[BEGIN DATASET CONTENT]

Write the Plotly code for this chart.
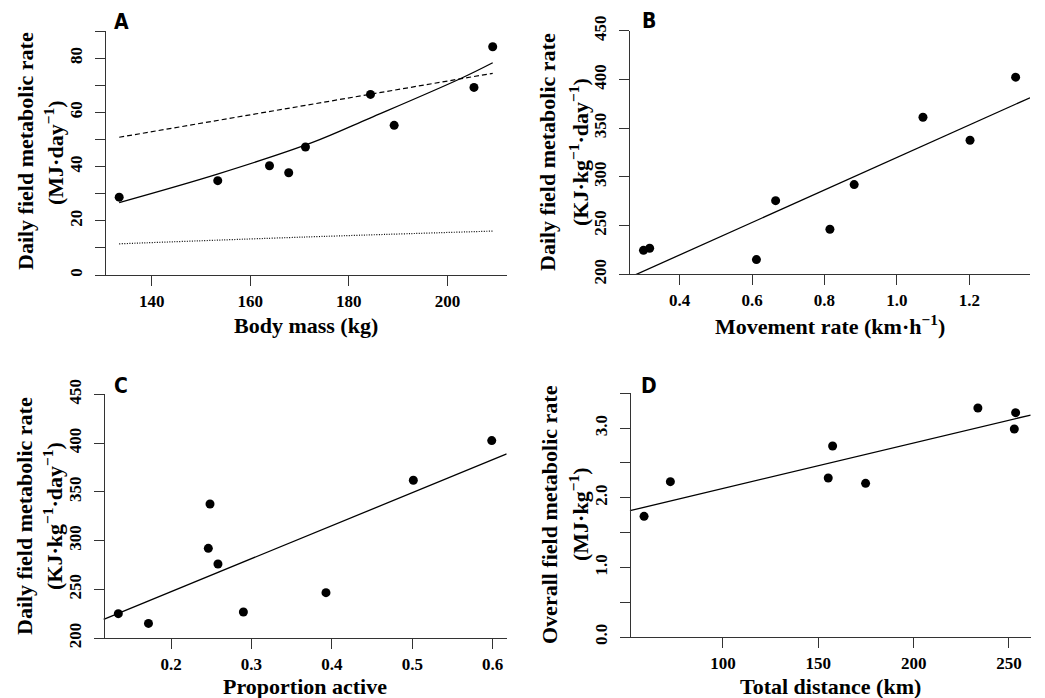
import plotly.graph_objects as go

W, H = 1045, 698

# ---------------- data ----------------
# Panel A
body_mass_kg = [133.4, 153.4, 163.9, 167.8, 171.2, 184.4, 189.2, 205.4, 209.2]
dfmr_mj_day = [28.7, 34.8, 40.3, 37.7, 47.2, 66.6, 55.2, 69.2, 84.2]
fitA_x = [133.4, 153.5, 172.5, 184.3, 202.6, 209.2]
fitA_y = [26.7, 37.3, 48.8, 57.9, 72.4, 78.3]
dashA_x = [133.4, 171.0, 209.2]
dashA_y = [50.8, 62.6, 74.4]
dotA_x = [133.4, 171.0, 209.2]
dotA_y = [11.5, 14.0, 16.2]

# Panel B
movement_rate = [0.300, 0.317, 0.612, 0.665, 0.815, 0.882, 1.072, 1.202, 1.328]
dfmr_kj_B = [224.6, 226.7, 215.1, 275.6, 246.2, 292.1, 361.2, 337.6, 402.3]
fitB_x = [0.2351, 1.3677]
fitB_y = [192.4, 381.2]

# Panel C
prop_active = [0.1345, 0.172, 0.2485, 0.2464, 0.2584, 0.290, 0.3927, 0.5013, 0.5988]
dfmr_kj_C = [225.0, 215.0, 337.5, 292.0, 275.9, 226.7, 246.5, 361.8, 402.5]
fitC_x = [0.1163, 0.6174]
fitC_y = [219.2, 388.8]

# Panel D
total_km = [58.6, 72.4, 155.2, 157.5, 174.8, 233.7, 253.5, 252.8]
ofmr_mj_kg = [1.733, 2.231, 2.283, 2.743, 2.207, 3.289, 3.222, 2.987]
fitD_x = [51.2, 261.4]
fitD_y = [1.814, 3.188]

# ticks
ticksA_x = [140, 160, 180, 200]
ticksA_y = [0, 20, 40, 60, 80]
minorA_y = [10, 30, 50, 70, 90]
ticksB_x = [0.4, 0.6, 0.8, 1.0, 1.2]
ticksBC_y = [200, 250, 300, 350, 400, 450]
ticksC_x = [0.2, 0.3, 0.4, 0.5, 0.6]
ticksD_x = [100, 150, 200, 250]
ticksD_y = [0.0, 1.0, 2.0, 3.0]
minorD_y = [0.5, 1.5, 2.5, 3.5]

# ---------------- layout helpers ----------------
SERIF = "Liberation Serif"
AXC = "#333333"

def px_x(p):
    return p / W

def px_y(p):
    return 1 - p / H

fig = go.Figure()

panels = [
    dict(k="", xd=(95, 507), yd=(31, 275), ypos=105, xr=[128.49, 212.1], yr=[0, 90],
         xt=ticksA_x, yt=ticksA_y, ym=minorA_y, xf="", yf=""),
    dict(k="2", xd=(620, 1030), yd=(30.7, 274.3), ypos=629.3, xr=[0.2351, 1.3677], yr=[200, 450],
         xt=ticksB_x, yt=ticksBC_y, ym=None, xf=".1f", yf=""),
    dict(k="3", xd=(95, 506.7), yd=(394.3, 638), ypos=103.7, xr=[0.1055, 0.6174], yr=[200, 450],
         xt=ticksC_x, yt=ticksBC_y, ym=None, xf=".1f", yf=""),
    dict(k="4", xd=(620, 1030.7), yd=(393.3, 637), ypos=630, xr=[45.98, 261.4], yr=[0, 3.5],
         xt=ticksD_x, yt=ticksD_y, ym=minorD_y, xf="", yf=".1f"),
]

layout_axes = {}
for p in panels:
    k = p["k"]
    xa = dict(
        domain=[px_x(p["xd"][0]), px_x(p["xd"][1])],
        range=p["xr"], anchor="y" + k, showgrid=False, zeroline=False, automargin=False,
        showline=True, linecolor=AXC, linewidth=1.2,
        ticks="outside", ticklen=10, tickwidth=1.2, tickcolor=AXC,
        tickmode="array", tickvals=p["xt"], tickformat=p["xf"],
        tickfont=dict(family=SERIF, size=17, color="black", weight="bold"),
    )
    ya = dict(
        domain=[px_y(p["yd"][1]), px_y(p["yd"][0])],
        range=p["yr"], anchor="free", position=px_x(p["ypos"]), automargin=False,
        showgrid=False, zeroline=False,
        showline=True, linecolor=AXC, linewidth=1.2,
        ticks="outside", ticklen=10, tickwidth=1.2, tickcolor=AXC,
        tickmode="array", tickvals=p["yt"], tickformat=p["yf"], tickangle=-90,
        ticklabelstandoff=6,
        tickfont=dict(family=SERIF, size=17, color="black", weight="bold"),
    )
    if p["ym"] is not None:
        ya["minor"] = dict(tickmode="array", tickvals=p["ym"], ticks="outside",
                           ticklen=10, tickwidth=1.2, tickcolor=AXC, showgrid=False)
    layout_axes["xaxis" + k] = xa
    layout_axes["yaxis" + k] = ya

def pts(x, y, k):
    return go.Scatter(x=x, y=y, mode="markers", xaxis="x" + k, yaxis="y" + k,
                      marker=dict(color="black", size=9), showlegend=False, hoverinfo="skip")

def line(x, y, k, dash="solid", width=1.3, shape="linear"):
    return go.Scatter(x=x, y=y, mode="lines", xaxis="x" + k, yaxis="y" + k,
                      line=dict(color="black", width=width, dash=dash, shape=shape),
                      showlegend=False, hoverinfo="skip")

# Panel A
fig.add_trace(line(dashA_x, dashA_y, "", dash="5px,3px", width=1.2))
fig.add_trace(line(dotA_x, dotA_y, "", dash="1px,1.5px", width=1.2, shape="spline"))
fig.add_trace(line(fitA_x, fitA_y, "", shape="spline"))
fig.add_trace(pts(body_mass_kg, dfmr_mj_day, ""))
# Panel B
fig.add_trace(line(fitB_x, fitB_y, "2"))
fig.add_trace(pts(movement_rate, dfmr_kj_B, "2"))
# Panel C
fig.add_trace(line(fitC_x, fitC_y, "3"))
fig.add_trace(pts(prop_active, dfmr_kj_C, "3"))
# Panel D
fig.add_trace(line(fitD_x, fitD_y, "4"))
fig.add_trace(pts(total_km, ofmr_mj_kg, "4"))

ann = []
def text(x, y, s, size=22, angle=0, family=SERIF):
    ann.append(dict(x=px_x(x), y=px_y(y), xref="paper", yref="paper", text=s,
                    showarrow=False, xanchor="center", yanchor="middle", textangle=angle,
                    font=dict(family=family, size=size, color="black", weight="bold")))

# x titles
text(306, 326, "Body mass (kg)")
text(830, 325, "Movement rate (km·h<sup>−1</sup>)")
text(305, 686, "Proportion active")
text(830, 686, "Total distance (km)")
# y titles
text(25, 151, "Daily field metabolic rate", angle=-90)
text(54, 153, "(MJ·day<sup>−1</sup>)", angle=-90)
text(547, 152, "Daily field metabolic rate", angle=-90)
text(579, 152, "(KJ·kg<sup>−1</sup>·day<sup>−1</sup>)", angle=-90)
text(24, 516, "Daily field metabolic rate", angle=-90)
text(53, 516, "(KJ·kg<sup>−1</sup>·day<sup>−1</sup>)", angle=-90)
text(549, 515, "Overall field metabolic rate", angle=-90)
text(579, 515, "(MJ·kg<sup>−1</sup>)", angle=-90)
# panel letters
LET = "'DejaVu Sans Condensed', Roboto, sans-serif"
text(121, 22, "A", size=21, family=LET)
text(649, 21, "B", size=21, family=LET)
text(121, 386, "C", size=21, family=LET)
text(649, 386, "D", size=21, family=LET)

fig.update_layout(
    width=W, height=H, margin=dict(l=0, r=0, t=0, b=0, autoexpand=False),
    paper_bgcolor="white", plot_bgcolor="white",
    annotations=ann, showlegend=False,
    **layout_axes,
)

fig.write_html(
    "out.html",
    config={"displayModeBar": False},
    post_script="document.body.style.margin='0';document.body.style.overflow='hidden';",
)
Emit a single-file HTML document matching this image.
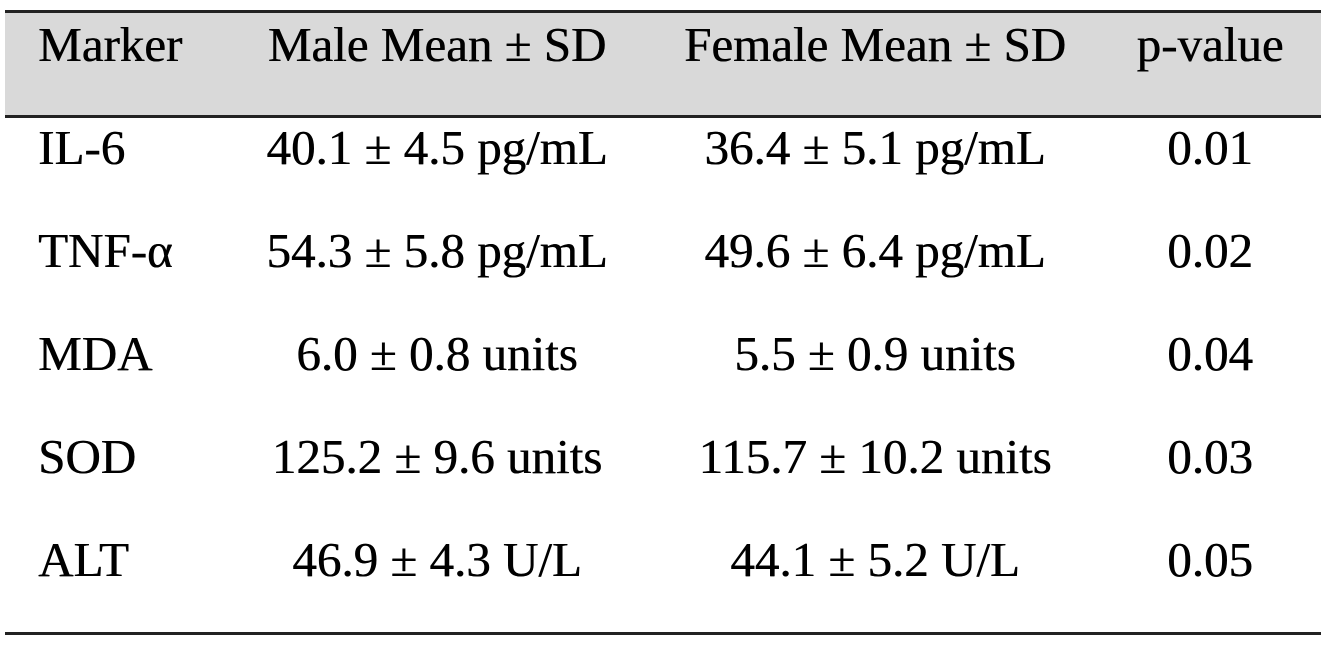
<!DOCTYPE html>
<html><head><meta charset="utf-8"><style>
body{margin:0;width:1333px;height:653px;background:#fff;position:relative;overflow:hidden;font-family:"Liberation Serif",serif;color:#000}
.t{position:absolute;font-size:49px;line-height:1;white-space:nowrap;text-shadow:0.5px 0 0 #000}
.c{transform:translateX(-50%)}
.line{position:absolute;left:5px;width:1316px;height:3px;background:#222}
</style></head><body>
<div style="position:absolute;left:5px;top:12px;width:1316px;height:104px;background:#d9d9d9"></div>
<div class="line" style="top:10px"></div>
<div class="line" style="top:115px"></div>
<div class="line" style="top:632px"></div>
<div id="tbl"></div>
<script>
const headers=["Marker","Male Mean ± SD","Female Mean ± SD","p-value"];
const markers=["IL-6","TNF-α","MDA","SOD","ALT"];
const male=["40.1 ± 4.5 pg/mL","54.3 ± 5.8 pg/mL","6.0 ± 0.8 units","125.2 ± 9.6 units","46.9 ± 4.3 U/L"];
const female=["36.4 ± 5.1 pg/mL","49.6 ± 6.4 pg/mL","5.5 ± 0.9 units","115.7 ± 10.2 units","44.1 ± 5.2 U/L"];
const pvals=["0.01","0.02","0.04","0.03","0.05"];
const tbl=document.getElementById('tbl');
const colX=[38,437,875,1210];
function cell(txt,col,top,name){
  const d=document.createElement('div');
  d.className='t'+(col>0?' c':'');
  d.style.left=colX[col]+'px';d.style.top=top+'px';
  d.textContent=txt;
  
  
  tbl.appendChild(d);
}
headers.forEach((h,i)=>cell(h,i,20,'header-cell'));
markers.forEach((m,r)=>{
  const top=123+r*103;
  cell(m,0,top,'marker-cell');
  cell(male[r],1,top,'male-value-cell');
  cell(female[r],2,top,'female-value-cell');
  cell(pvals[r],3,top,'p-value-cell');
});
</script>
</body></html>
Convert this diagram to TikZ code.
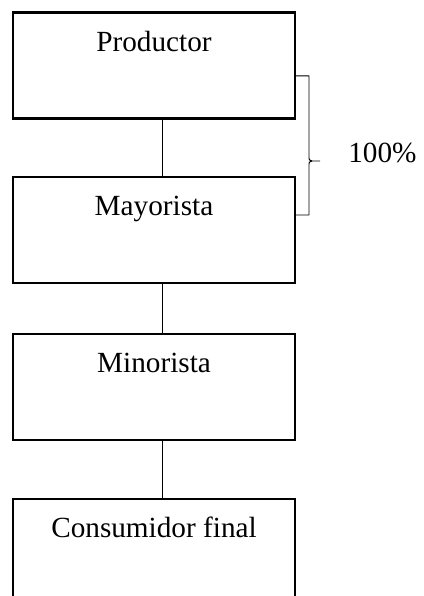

[END DATASET CONTENT]

Quote the records above exactly, from the first line through the line containing "fitB_y = [192.4, 381.2]", and leave out the pictures.

Write the Plotly code for this chart.
import plotly.graph_objects as go

W, H = 1045, 698

# ---------------- data ----------------
# Panel A
body_mass_kg = [133.4, 153.4, 163.9, 167.8, 171.2, 184.4, 189.2, 205.4, 209.2]
dfmr_mj_day = [28.7, 34.8, 40.3, 37.7, 47.2, 66.6, 55.2, 69.2, 84.2]
fitA_x = [133.4, 153.5, 172.5, 184.3, 202.6, 209.2]
fitA_y = [26.7, 37.3, 48.8, 57.9, 72.4, 78.3]
dashA_x = [133.4, 171.0, 209.2]
dashA_y = [50.8, 62.6, 74.4]
dotA_x = [133.4, 171.0, 209.2]
dotA_y = [11.5, 14.0, 16.2]

# Panel B
movement_rate = [0.300, 0.317, 0.612, 0.665, 0.815, 0.882, 1.072, 1.202, 1.328]
dfmr_kj_B = [224.6, 226.7, 215.1, 275.6, 246.2, 292.1, 361.2, 337.6, 402.3]
fitB_x = [0.2351, 1.3677]
fitB_y = [192.4, 381.2]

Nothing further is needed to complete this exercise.